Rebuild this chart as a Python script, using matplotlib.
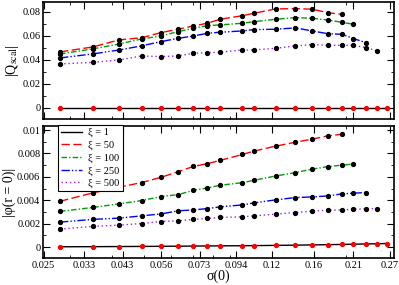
import numpy as np
import matplotlib
matplotlib.use("Agg")
import matplotlib.pyplot as plt
from matplotlib.ticker import FixedLocator, FixedFormatter, NullFormatter, LogLocator, MultipleLocator

plt.rcParams['font.family'] = ['Liberation Serif', 'DejaVu Serif']
plt.rcParams['mathtext.fontset'] = 'stix'

# sigma(0) grid shared by all series
sigma = [0.028, 0.035, 0.042, 0.049, 0.056, 0.063, 0.070, 0.077, 0.084, 0.098,
         0.106, 0.123, 0.141, 0.158, 0.176, 0.194, 0.210, 0.229, 0.247, 0.264]

xi_labels = ['ξ = 1', 'ξ = 50', 'ξ = 100', 'ξ = 250', 'ξ = 500']

# |Q_scal|
q_xi1 = [0.0] * 20
q_xi50 = [0.0467, 0.0508, 0.0567, 0.0585, 0.0628, 0.0656, 0.0683, 0.0706, 0.0739, 0.0769,
          0.0789, 0.0825, 0.0828, 0.0823, 0.0794, 0.0780]
q_xi100 = [0.0450, 0.0492, 0.0533, 0.0575, 0.0600, 0.0636, 0.0664, 0.0686, 0.0692, 0.0706,
           0.0719, 0.0739, 0.0753, 0.0747, 0.0733, 0.0714, 0.0697]
q_xi250 = [0.0417, 0.0450, 0.0483, 0.0517, 0.0553, 0.0580, 0.0600, 0.0622, 0.0631, 0.0642,
           0.0653, 0.0656, 0.0667, 0.0642, 0.0619, 0.0614, 0.0578, 0.0544]
q_xi500 = [0.0367, 0.0380, 0.0400, 0.0433, 0.0428, 0.0433, 0.0456, 0.0460, 0.0464, 0.0483,
           0.0483, 0.0497, 0.0517, 0.0528, 0.0522, 0.0522, 0.0522, 0.0503, 0.0475]

# |phi(r=0)|
p_xi1 = [0.00002, 0.00003, 0.00004, 0.00005, 0.00006, 0.00007, 0.00008, 0.00009, 0.00010, 0.00011,
         0.00012, 0.00014, 0.00016, 0.00018, 0.00020, 0.00022, 0.00024, 0.00026, 0.00028, 0.00030]
p_xi50 = [0.00391, 0.00462, 0.00511, 0.00551, 0.00596, 0.00644, 0.00689, 0.00712, 0.00740, 0.00791,
          0.00820, 0.00862, 0.00896, 0.00922, 0.00950, 0.00964]
p_xi100 = [0.00304, 0.00338, 0.00369, 0.00397, 0.00431, 0.00448, 0.00485, 0.00505, 0.00528, 0.00550,
           0.00570, 0.00607, 0.00636, 0.00666, 0.00687, 0.00700, 0.00709]
p_xi250 = [0.00213, 0.00236, 0.00247, 0.00266, 0.00283, 0.00309, 0.00318, 0.00328, 0.00343, 0.00360,
           0.00377, 0.00403, 0.00423, 0.00428, 0.00437, 0.00454, 0.00460, 0.00466]
p_xi500 = [0.00153, 0.00176, 0.00187, 0.00201, 0.00218, 0.00224, 0.00236, 0.00244, 0.00253, 0.00258,
           0.00266, 0.00281, 0.00295, 0.00306, 0.00315, 0.00317, 0.00323, 0.00326, 0.00329]

xticks = [0.025, 0.033, 0.043, 0.056, 0.073, 0.094, 0.12, 0.16, 0.21, 0.27]
xtick_labels = ['0.025', '0.033', '0.043', '0.056', '0.073', '0.094', '0.12', '0.16', '0.21', '0.27']

colors = ['black', 'red', '#00a000', 'blue', '#a020f0']
styles = ['-', (0, (6, 2.5)), (0, (4, 1.5, 1, 1.5)), (0, (6, 1.5, 1, 1.5, 1, 1.5)), (0, (1, 2))]

fig = plt.figure(figsize=(3.99, 2.85), dpi=100)
ax1 = fig.add_axes([0.108, 0.5825, 0.8795, 0.4105])
ax2 = fig.add_axes([0.108, 0.0947, 0.8795, 0.463])

q_sets = [q_xi1, q_xi50, q_xi100, q_xi250, q_xi500]
p_sets = [p_xi1, p_xi50, p_xi100, p_xi250, p_xi500]

for ax, sets in [(ax1, q_sets), (ax2, p_sets)]:
    for i, ys in enumerate(sets):
        xs = sigma[:len(ys)]
        ax.plot(xs, ys, color=colors[i], linestyle=styles[i], lw=1.0, label=xi_labels[i])
        mcol = 'red' if i == 0 else 'black'
        ax.plot(xs, ys, linestyle='none', marker='o', ms=2.8, mfc=mcol, mec=mcol, zorder=3)

for ax in (ax1, ax2):
    ax.set_xscale('log')
    ax.set_xlim(0.02492, 0.2775)
    ax.xaxis.set_major_locator(FixedLocator(xticks))
    ax.xaxis.set_major_formatter(FixedFormatter(xtick_labels))
    ax.xaxis.set_minor_locator(LogLocator(base=10, subs=np.arange(2, 10), numticks=50))
    ax.xaxis.set_minor_formatter(NullFormatter())
    ax.tick_params(which='both', direction='in', top=True, right=True, labelsize=7.5, pad=2)
    ax.tick_params(which='major', length=5, width=0.8)
    ax.tick_params(which='minor', length=2.5, width=0.6)
    for sp in ax.spines.values():
        sp.set_linewidth(1.2)

ax1.set_ylim(-0.0092, 0.0883)
ax1.set_yticks([0, 0.02, 0.04, 0.06, 0.08])
ax1.set_yticklabels(['0', '0.02', '0.04', '0.06', '0.08'])
ax1.yaxis.set_minor_locator(MultipleLocator(0.01))
ax1.tick_params(labelbottom=False)
ax1.set_ylabel('|Q$_{\\rm scal}$|', fontsize=10, labelpad=1)

ax2.set_ylim(-0.00094, 0.01034)
ax2.set_yticks([0, 0.002, 0.004, 0.006, 0.008, 0.01])
ax2.set_yticklabels(['0', '0.002', '0.004', '0.006', '0.008', '0.01'])
ax2.yaxis.set_minor_locator(MultipleLocator(0.001))
ax2.set_ylabel('|φ(r = 0)|', fontsize=10, labelpad=1)
ax2.set_xlabel('σ(0)', fontsize=10, labelpad=0)

leg = ax2.legend(loc='upper left', bbox_to_anchor=(0.043, 1.01), fontsize=7.5, frameon=True,
                 fancybox=False, handlelength=2.0, handletextpad=0.6, borderpad=0.3,
                 labelspacing=0.3, borderaxespad=0)
leg.get_frame().set_edgecolor('black')
leg.get_frame().set_linewidth(0.8)
leg.get_frame().set_alpha(1)

fig.savefig('out.png', dpi=100)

→ **YOUR TASK**: Repeat only what lies between the start of the data and the end of the line containing "xi_labels = ['ξ", exactly, with pictures left out.

→ **PROBLEM SOLUTION**:
Rebuild this chart as a Python script, using matplotlib.
import numpy as np
import matplotlib
matplotlib.use("Agg")
import matplotlib.pyplot as plt
from matplotlib.ticker import FixedLocator, FixedFormatter, NullFormatter, LogLocator, MultipleLocator

plt.rcParams['font.family'] = ['Liberation Serif', 'DejaVu Serif']
plt.rcParams['mathtext.fontset'] = 'stix'

# sigma(0) grid shared by all series
sigma = [0.028, 0.035, 0.042, 0.049, 0.056, 0.063, 0.070, 0.077, 0.084, 0.098,
         0.106, 0.123, 0.141, 0.158, 0.176, 0.194, 0.210, 0.229, 0.247, 0.264]

xi_labels = ['ξ = 1', 'ξ = 50', 'ξ = 100', 'ξ = 250', 'ξ = 500']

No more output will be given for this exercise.